Information supplied:
━━━━━━━━━━━━━━━━━━━━━━━━━━━━━━

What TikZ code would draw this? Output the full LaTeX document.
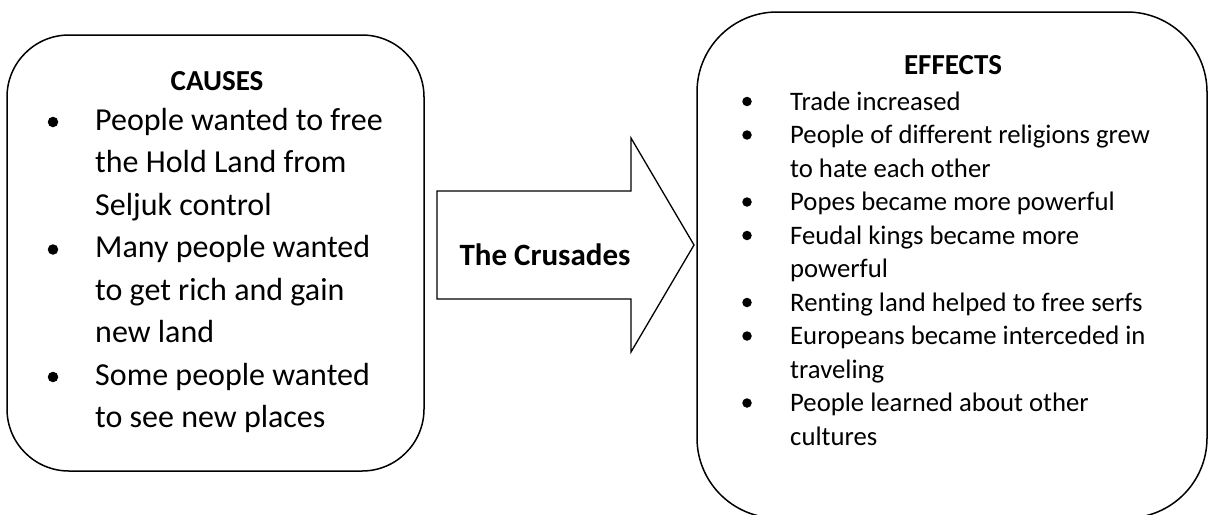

━━━━━━━━━━━━━━━━━━━━━━━━━━━━━━

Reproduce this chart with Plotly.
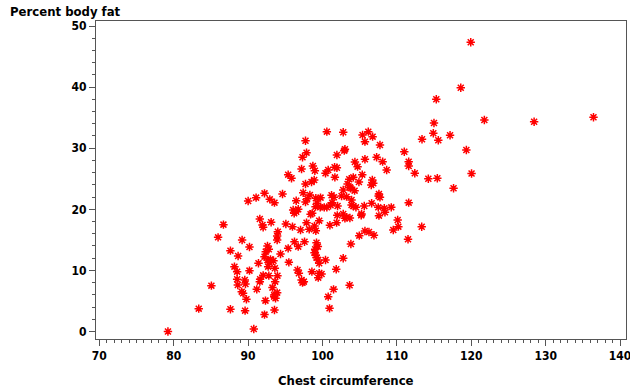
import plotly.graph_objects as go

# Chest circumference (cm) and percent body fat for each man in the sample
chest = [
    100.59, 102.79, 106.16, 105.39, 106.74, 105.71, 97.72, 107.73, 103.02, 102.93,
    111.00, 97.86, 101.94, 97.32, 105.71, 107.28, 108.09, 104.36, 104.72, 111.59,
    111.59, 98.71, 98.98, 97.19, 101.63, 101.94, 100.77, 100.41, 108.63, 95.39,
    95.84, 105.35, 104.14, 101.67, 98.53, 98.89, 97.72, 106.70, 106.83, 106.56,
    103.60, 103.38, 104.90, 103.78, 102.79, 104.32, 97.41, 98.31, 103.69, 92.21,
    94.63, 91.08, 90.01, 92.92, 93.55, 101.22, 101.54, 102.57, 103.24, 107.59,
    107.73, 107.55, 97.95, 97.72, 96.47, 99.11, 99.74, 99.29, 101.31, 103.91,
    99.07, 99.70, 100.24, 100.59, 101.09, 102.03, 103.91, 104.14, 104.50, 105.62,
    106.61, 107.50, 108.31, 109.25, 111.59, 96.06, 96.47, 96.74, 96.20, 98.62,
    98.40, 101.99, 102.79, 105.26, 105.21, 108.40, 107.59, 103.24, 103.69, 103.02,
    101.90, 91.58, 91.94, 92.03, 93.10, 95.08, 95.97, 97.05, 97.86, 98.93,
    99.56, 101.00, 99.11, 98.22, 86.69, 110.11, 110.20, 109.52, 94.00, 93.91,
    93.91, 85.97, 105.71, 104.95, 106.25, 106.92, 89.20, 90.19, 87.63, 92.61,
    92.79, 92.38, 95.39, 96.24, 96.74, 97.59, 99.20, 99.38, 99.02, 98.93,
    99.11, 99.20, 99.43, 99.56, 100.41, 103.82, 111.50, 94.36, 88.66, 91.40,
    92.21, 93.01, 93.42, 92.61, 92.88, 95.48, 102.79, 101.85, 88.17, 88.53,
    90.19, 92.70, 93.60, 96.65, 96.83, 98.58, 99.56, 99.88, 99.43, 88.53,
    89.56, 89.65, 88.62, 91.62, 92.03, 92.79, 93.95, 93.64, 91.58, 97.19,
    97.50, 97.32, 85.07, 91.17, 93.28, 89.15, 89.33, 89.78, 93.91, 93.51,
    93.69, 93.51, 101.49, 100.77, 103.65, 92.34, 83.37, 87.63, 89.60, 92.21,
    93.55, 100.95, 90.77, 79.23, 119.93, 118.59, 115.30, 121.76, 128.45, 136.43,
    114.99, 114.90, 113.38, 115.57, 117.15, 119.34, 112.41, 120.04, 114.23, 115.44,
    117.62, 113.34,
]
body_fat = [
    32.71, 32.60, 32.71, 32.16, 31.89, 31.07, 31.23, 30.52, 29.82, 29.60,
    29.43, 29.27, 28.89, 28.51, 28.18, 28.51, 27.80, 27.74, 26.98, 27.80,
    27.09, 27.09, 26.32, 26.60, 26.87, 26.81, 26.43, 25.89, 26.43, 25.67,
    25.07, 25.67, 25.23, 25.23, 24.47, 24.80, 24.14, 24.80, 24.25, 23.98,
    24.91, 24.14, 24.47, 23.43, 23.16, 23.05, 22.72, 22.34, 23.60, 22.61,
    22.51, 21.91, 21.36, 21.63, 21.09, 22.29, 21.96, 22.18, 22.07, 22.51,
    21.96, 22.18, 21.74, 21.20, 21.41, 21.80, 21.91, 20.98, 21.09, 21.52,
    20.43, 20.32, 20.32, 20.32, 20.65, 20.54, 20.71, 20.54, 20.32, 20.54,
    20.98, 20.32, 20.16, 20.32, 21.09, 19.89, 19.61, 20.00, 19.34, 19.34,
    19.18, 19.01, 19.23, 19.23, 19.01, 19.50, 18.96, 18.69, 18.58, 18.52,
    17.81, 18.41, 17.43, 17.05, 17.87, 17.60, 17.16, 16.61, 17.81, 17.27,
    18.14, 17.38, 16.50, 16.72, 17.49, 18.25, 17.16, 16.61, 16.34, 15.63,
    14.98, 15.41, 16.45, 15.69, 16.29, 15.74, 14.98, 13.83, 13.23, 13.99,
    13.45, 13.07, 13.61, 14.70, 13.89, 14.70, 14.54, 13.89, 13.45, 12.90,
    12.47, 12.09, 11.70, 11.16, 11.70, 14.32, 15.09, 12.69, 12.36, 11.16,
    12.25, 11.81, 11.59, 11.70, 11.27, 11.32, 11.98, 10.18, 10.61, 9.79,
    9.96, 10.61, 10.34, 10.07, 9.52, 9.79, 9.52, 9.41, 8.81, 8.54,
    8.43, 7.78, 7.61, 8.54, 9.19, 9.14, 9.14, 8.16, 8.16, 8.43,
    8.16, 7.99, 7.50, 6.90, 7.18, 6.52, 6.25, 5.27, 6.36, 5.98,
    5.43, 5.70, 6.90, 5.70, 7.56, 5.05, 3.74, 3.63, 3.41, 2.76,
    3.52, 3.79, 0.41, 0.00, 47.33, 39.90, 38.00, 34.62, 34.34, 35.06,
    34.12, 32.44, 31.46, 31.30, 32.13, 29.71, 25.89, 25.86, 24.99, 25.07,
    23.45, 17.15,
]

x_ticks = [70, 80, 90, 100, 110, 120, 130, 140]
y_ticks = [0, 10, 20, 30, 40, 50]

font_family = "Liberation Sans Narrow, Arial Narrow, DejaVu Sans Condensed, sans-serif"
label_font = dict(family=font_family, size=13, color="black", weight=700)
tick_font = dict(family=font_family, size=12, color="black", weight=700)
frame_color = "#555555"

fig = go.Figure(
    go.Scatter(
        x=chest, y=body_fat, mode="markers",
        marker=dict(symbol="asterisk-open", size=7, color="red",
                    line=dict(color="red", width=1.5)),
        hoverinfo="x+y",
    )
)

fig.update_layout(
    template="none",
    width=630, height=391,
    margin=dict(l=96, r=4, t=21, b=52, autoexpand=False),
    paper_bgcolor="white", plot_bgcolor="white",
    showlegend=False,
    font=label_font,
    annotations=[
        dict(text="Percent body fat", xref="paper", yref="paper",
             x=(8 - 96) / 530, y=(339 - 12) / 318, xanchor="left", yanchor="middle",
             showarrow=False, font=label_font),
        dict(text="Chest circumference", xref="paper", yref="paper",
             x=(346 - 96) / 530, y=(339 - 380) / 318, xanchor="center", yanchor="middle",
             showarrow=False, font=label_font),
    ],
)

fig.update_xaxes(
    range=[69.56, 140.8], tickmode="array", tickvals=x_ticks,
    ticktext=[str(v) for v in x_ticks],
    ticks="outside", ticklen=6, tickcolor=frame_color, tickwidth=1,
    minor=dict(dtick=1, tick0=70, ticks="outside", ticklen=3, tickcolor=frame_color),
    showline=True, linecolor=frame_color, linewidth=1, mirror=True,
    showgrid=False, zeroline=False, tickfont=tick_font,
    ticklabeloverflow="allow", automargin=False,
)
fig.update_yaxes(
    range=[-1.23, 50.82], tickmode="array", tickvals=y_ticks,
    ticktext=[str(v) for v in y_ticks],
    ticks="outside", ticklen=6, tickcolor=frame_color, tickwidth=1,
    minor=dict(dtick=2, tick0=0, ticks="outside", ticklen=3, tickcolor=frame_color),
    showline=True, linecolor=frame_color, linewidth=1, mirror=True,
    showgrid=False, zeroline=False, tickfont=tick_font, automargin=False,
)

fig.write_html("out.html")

━━━━━━━━━━━━━━━━━━━━━━━━━━━━━━

Tally how many lines in the material above hold the word "this". Write only that number.

Response to the exercise:
2